My understanding of peak oil is that peak oil is the point where we have reached the maximum barrels/day that this planet will ever produce, and from there on in, production will only decline. As production declines, and demand grows, of course, prices will rise, and we are all...well...you know...
Have we reached peak oil though? I don't know about that. In fact, I honestly doubt it. (Full disclosure, I live in a province with one of he largest reserves of oil in the world, and our economy is overheating trying to get it all out of the ground yesterday.) I think we have a ways yet to go on peak oil, not because there are more reserves than stated, or because demand will fall, but because more and more money and talent is being put into exploiting the last remaining reserves on earth.

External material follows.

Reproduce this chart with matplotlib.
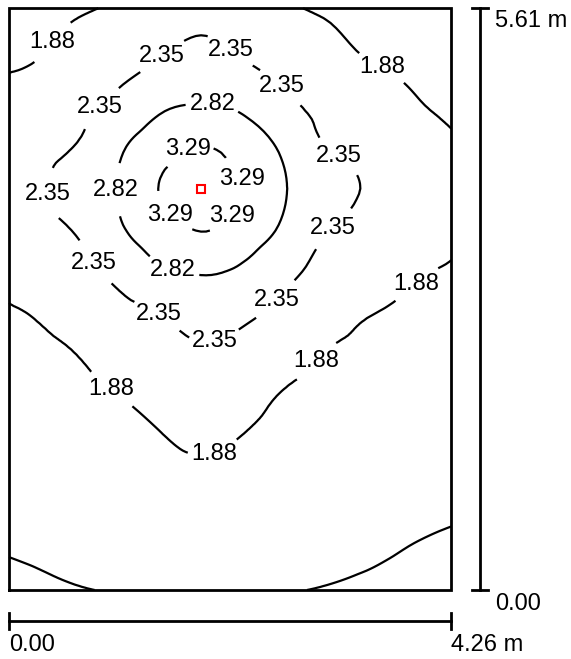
import numpy as np
import matplotlib
matplotlib.use("Agg")
import matplotlib.pyplot as plt
from matplotlib.tri import Triangulation, UniformTriRefiner

# ---------------- data ----------------
room_w = 4.26
room_h = 5.61

grid_x = [0.0, 0.25, 0.65, 1.05, 1.45, 1.85, 2.25, 2.65, 3.05, 3.45, 3.85, 4.26]
grid_y = [5.61, 5.07, 4.67, 4.27, 3.87, 3.47, 3.07, 2.67, 2.27, 1.87, 1.47, 1.07, 0.67, 0.0]

row_561 = [1.75, 1.79, 1.84, 1.93, 2.08, 2.17, 2.08, 1.93, 1.84, 1.79, 1.72, 1.65]
row_507 = [1.855, 1.89, 2.07, 2.22, 2.39, 2.52, 2.39, 2.22, 2.07, 1.90, 1.83, 1.76]
row_467 = [1.97, 2.08, 2.24, 2.46, 2.74, 2.84, 2.74, 2.46, 2.24, 2.09, 1.93, 1.83]
row_427 = [2.08, 2.20, 2.37, 2.74, 3.11, 3.30, 3.11, 2.74, 2.36, 2.22, 2.07, 1.92]
row_387 = [2.14, 2.27, 2.54, 2.84, 3.30, 3.38, 3.30, 2.85, 2.56, 2.31, 2.14, 1.96]
row_347 = [2.08, 2.20, 2.38, 2.74, 3.11, 3.30, 3.11, 2.74, 2.38, 2.22, 2.07, 1.92]
row_307 = [1.96, 2.07, 2.24, 2.46, 2.74, 2.86, 2.74, 2.46, 2.24, 2.09, 1.93, 1.86]
row_267 = [1.855, 1.90, 2.06, 2.23, 2.36, 2.52, 2.44, 2.25, 2.06, 1.90, 1.83, 1.76]
row_227 = [1.77, 1.81, 1.88, 2.04, 2.20, 2.29, 2.19, 2.03, 1.87, 1.81, 1.75, 1.68]
row_187 = [1.70, 1.745, 1.80, 1.875, 2.02, 2.12, 2.01, 1.86, 1.80, 1.745, 1.68, 1.62]
row_147 = [1.635, 1.67, 1.73, 1.79, 1.86, 1.95, 1.87, 1.79, 1.72, 1.67, 1.61, 1.54]
row_107 = [1.56, 1.59, 1.645, 1.70, 1.75, 1.80, 1.75, 1.70, 1.64, 1.59, 1.54, 1.48]
row_067 = [1.48, 1.50, 1.55, 1.60, 1.64, 1.67, 1.64, 1.60, 1.55, 1.51, 1.46, 1.42]
row_000 = [1.35, 1.37, 1.40, 1.42, 1.44, 1.45, 1.44, 1.42, 1.40, 1.37, 1.33, 1.30]

unlabeled_levels = [1.41]
label_levels = [1.88, 2.35, 2.82, 3.29]

lum_x = [1.85]
lum_y = [3.87]

x_start_text = "0.00"
x_end_text = "4.26 m"
y_start_text = "0.00"
y_end_text = "5.61 m"

# ---------------- figure ----------------
plt.rcParams["font.family"] = ["Liberation Sans", "DejaVu Sans"]
FS = 17

fig = plt.figure(figsize=(5.71, 6.59), dpi=100)
ax = fig.add_axes([0, 0, 1, 1])
ax.set_xlim(-9 / 103.8, 562 / 103.8)
ax.set_ylim(-69 / 103.7, 590 / 103.7)
ax.axis("off")

Z = np.array([row_561, row_507, row_467, row_427, row_387, row_347, row_307,
              row_267, row_227, row_187, row_147, row_107, row_067, row_000])
X, Y = np.meshgrid(grid_x, grid_y)
tri = Triangulation(X.ravel(), Y.ravel())
refiner = UniformTriRefiner(tri)
tri_r, z_r = refiner.refine_field(Z.ravel(), subdiv=3)

ax.tricontour(tri_r, z_r, levels=unlabeled_levels, colors="black", linewidths=1.6)
cs = ax.tricontour(tri_r, z_r, levels=label_levels, colors="black", linewidths=1.6)

label_pos = [
    (0.44, 5.27), (3.62, 5.09), (3.89, 2.99), (3.00, 2.17), (1.02, 1.98), (1.98, 1.30),
    (1.44, 5.19), (2.19, 5.28), (2.59, 4.82), (3.14, 4.13), (3.09, 3.52), (2.53, 2.84),
    (1.98, 2.41), (1.38, 2.57), (0.83, 3.16), (0.33, 3.81), (0.90, 4.63),
    (1.96, 4.68), (1.04, 3.86), (1.58, 3.09),
    (1.74, 4.21), (2.19, 3.95), (1.52, 3.59), (2.21, 3.55),
]
texts = ax.clabel(cs, fmt="%.2f", fontsize=FS,
                  inline=True, inline_spacing=4, manual=label_pos)
for t in texts:
    t.set_rotation(0)
    t.set_color("black")

# room outline
ax.plot([0, room_w, room_w, 0, 0], [0, 0, room_h, room_h, 0],
        color="black", lw=2.0, solid_joinstyle="miter", zorder=3)

# luminaire marker
ax.plot(lum_x, lum_y, marker="s", ms=5.5, mfc="white", mec="red", mew=1.5,
        ls="none", zorder=4)

# vertical dimension line
vx = 471 / 103.8
tick = 8 / 103.8
ax.plot([vx, vx], [0, room_h], color="black", lw=2.0)
ax.plot([vx - tick, vx + tick], [room_h, room_h], color="black", lw=2.0)
ax.plot([vx - tick, vx + tick], [0, 0], color="black", lw=2.0)
ax.text(486 / 103.8, (590 - 21) / 103.7, y_end_text, fontsize=FS,
        ha="left", va="center")
ax.text(486 / 103.8, (590 - 604) / 103.7, y_start_text, fontsize=FS,
        ha="left", va="center")

# horizontal dimension line
hy = (590 - 621) / 103.7
tk = 8 / 103.7
ax.plot([0, room_w], [hy, hy], color="black", lw=2.0)
ax.plot([0, 0], [hy - tk, hy + tk], color="black", lw=2.0)
ax.plot([room_w, room_w], [hy - tk, hy + tk], color="black", lw=2.0)
ax.text(0, (590 - 645) / 103.7, x_start_text, fontsize=FS, ha="left", va="center")
ax.text(room_w, (590 - 645) / 103.7, x_end_text, fontsize=FS, ha="left", va="center")

fig.savefig("out.png", dpi=100, facecolor="white")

The debate is academic, really, because nobody, regardless of what they say, honestly knows the production values of every oil company on earth even over the past ten years, let alone into the future. (So many lies have been told, and figured fudged humanity may never know the true tale.) That said, let me paint a different picture:
I believe that we still have at least a decade, maybe more of rising production, as new technologies come on-stream, and we simultaneously run every reserve dry in our quest for that last, final drop. When that peak is crested, however, there will be no gradual economic slowdown, not even a "depression" like the early 20th century. The curve won't be bell shaped, it will reach a peak, and then plummet. With 10, 20, maybe even 30 years ahead of us, my dad, the elder Bush family, that whole generation can die happy, never having seen the hell that they hath wrought.
I, on the other hand, by the time I am their age, will probably survive just long enough to be killed by a friend or neighbour for food, water, or gasoline. It hurts my green, left-leaning soul to say this, but...environmentalism is a huge, tragic mistake. Certainly, pollution, renewable energy, happy pandas and environmental toxins matter, and they are important. The harsh, harsh truth, however, is that the money going towards everything except solving the growing food crisis, population boom, and finding new, renewable sources of energy is a tragic waste that could well be the doom of us all.
We need to stop having so many babies. We need to find food to feed those we've got, and by the gods, we need to save every last precious drop of oil we have, because there so very, very many things that we make out of it that we have absolutely no (viable) way of making any other way. An example? Plastics. We can recycle only so hard. Certain plants can be used to make plastics, (that involves quite a bit of hocus pocus, from what I understand,) but it would never meet even the smallest fraction of demand. Having a healthy, green earth won't do us any good if we wipe ourselves trying to control the last remaining resources on earth. And if we DO get to wiping ourselves out, after a few thousand years, those who (might) survive should have a healthy, green earth...with no oil.
Now of course, these are opinions based entirely on my personal paranoia, research on the internets, and via a few interesting scientific journals, and a healthy dose of alarmism, but they may yet be valid. Your mileage may, of course, vary.
Dead vulture, because I'm probably allready to old to survive the looming resource wars.